BEGIN GIVEN DATA

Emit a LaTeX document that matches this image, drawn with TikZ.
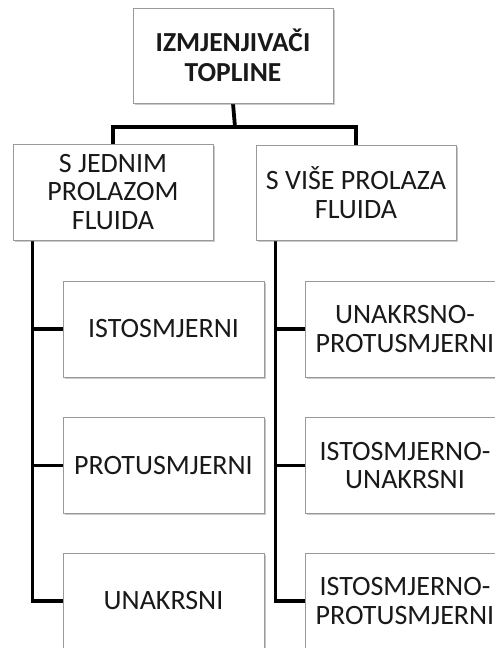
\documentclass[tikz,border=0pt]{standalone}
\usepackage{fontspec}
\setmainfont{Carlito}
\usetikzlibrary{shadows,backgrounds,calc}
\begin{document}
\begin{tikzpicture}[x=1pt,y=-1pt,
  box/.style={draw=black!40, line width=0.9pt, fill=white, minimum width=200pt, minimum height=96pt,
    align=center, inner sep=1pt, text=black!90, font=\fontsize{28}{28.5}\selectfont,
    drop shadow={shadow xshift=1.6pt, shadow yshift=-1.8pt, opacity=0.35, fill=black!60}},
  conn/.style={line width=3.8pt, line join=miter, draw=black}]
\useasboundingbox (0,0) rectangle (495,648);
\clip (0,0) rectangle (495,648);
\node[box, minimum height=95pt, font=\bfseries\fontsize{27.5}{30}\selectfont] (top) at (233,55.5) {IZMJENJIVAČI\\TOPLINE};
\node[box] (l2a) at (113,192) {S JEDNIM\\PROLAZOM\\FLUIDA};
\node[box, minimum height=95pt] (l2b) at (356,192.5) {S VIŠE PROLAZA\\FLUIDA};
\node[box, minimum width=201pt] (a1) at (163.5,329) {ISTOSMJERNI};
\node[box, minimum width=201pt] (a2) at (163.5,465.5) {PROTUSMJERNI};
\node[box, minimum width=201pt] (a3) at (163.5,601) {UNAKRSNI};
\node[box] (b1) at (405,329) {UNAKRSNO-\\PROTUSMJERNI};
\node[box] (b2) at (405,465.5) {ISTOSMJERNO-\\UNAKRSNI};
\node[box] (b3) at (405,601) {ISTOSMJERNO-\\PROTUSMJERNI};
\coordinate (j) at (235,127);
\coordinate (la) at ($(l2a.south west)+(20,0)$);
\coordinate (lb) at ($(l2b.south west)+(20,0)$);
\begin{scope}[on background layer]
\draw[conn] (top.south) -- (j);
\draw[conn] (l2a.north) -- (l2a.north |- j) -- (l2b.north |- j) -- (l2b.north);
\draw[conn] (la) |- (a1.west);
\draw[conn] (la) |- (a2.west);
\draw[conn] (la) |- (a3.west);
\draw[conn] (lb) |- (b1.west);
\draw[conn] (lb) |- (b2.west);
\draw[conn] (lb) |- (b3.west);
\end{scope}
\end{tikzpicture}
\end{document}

END GIVEN DATA
BEGIN GIVEN DATA

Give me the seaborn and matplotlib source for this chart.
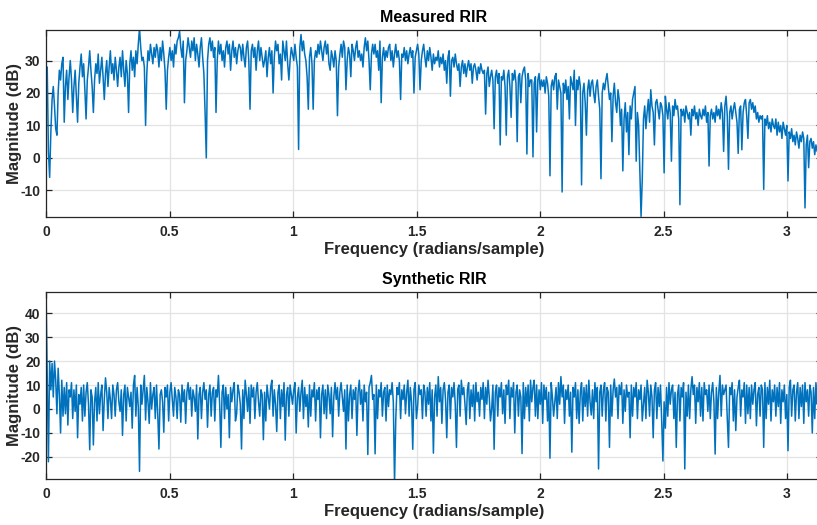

END GIVEN DATA

__REQUEST__
Using the entries above, state how many lines include the word "this", with no other words.

__OUTPUT OF THE TASK__
2